Researchers from the University of Texas at Austin have found that regular exercise can lead people to make healthier food choices overall.
The study, published in the International Journal of Obesity, followed 2,680 adults who neither exercised regularly nor dieted.
After 15 weeks of consistent aerobic workouts, researchers reported that the once-sedentary participants were more likely to reach for fruits and veggies instead of fried foods and sodas.
“People often think that if you start exercising, [you] will feel more hungry and you will offset your work,” Molly Bray, chair of UT’s department of nutritional sciences and lead author of the study, tells The Post. “But the data doesn’t support at all . . . There is a nice consequence of being physically active.”

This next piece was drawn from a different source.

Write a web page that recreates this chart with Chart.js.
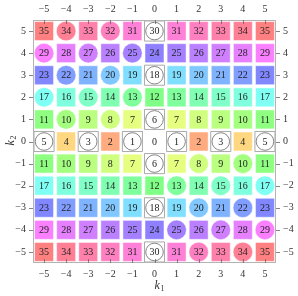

Participants aged 18 to 35 hit the gym for 30 minutes of intense aerobic activity on stationary bikes, treadmills or elliptical machines three times a week.
They were instructed to not tinker with their diet — but researchers found that their cravings naturally shifted from the takeout window to the produce aisle.

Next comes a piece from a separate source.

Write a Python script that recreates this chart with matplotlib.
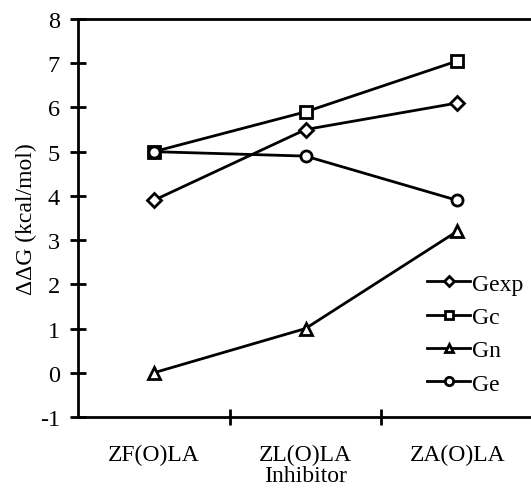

“I think it’s a combination of conscious and unconscious,” says Bray of the dietary shift. “They find they are more capable than they thought, and it enables them to make other healthy changes.” Although the study doesn’t delve into the reasoning behind the change, she thinks it’s possible that the biological impact of exercise matters too, especially because working out can increase “feel-good” chemicals in your brain, such as dopamine or serotonin.
The findings resonate with 39-year-old Jacob Harb, who recently left a travel-packed job as a Porsche executive to open a restaurant, Yara, in Midtown.
Not exercising “starts to infringe on your decision making,” says the Hell’s Kitchen resident, who says he found himself snacking on chips when he couldn’t squeeze in workouts. “There were weeks that I had to force myself to the gym to get back on track.”
Now that his hours are less crazy, Harb is finding it easier to stick to his regular routine — yoga, sprints and weights — and to his Mediterranean-focused diet.
“It’s good to have this validated with research,” says Harb.
Bray says the findings should change how we, as a society, approach nutrition and overall health.
“People focus a lot on dieting and deprivation,” says Bray. “I think if you said, ‘Introduce this aspect into your routine,’ rather than, ‘Take this aspect away from your life,’ it might resonate more.”